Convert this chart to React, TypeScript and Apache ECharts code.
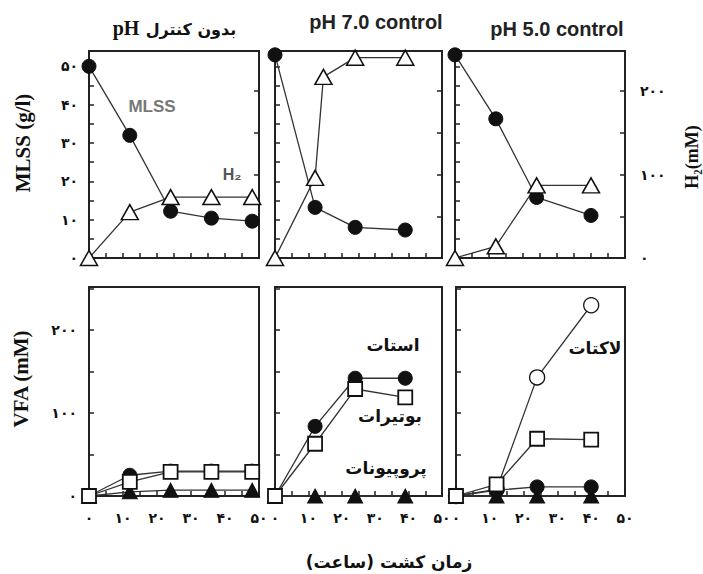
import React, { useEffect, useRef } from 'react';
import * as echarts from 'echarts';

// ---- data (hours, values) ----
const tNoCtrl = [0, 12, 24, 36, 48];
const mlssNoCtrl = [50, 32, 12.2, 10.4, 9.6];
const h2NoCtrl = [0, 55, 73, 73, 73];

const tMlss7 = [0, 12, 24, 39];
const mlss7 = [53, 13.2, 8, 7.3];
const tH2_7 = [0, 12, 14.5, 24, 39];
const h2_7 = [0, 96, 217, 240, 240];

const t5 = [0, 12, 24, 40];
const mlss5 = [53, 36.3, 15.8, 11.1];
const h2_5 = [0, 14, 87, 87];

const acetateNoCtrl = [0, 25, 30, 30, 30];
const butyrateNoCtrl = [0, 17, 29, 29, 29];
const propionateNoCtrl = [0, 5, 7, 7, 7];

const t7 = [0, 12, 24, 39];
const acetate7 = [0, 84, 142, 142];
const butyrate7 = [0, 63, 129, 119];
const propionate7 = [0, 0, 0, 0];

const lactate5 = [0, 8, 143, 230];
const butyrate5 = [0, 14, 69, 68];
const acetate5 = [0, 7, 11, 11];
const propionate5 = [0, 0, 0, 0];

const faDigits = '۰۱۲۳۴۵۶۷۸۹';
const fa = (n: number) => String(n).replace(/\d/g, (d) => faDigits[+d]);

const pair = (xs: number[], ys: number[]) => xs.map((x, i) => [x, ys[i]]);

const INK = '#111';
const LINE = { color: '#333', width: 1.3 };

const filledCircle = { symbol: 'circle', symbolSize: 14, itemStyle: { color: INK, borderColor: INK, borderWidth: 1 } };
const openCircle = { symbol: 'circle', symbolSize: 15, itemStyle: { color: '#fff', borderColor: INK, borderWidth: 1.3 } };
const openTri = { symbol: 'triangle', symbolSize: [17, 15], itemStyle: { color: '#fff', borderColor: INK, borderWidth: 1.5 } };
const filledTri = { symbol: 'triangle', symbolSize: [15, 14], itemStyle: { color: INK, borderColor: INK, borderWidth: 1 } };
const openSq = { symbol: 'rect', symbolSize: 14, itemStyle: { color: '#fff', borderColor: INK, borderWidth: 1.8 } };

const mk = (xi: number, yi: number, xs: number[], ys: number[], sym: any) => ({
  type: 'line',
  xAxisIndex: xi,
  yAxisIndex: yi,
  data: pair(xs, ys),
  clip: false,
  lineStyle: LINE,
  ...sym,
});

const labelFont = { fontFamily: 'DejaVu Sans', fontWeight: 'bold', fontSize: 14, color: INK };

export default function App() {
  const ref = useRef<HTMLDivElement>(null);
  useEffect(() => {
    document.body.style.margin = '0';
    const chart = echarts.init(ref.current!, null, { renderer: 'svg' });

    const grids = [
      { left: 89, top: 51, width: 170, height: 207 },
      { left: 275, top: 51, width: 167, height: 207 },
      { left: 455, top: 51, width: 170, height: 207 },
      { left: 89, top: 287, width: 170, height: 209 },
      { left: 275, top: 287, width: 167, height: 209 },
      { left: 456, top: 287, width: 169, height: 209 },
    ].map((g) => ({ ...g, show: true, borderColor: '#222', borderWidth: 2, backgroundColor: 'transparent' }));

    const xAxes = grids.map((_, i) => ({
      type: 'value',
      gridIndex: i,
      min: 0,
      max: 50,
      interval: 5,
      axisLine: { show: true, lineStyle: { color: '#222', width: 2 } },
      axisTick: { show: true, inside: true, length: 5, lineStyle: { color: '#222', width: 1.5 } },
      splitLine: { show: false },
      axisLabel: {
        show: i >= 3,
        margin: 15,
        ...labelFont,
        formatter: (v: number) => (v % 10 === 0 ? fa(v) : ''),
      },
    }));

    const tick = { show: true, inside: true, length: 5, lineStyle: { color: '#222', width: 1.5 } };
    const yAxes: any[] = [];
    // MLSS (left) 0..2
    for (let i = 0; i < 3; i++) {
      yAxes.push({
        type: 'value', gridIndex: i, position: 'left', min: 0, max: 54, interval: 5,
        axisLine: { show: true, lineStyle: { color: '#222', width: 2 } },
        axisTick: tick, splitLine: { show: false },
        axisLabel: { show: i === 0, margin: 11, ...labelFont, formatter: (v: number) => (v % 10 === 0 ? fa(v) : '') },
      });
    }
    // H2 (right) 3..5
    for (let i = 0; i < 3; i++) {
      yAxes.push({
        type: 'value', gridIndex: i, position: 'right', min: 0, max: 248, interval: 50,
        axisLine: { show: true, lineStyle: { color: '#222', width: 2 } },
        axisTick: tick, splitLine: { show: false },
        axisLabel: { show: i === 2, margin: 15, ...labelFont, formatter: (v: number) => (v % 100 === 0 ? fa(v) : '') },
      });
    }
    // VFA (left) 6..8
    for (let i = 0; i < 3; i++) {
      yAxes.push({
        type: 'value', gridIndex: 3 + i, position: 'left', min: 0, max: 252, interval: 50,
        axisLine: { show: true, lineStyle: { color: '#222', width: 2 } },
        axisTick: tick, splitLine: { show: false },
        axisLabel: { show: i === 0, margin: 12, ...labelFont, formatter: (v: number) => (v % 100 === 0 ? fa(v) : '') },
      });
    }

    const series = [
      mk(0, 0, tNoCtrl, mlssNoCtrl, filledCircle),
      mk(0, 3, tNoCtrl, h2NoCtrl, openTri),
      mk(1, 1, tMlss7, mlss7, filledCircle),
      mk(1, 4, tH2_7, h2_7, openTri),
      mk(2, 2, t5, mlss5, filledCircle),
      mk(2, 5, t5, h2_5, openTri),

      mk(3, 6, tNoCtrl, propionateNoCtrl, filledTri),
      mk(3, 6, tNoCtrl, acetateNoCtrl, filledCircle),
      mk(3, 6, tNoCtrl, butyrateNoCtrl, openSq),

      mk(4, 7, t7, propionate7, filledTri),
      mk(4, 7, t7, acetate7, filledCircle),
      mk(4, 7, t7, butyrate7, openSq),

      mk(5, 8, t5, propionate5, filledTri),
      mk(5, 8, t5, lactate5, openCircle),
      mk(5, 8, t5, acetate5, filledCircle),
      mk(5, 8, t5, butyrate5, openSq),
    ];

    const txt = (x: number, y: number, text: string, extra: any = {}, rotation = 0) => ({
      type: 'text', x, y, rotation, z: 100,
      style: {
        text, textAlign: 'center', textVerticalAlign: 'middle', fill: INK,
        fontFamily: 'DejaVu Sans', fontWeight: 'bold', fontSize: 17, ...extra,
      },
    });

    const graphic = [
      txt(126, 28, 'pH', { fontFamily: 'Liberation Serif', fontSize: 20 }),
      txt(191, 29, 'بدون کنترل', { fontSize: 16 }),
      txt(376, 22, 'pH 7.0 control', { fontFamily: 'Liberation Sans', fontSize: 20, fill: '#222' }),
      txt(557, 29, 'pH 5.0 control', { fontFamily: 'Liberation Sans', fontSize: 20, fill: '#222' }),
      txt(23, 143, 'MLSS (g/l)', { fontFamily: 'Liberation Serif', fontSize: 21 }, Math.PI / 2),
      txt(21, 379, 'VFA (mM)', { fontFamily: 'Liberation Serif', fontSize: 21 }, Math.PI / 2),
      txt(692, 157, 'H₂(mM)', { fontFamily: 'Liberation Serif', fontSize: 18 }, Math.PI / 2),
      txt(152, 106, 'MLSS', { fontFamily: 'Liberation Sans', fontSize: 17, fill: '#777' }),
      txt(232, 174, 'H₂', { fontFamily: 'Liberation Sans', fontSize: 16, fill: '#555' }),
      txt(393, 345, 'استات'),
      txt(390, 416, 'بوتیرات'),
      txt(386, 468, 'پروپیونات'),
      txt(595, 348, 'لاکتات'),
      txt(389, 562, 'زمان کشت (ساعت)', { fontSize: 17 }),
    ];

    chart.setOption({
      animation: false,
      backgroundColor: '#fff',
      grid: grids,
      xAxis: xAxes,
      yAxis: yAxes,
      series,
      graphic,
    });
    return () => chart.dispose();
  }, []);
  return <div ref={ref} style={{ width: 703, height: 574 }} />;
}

**TASK REQUIREMENTS**:
Restate the data word for word from its first line through the line with "const h2_5 = [0, 14, 87, 87];", leaving out any picture along the way.

**ANSWER**:
Convert this chart to React, TypeScript and Apache ECharts code.
import React, { useEffect, useRef } from 'react';
import * as echarts from 'echarts';

// ---- data (hours, values) ----
const tNoCtrl = [0, 12, 24, 36, 48];
const mlssNoCtrl = [50, 32, 12.2, 10.4, 9.6];
const h2NoCtrl = [0, 55, 73, 73, 73];

const tMlss7 = [0, 12, 24, 39];
const mlss7 = [53, 13.2, 8, 7.3];
const tH2_7 = [0, 12, 14.5, 24, 39];
const h2_7 = [0, 96, 217, 240, 240];

const t5 = [0, 12, 24, 40];
const mlss5 = [53, 36.3, 15.8, 11.1];
const h2_5 = [0, 14, 87, 87];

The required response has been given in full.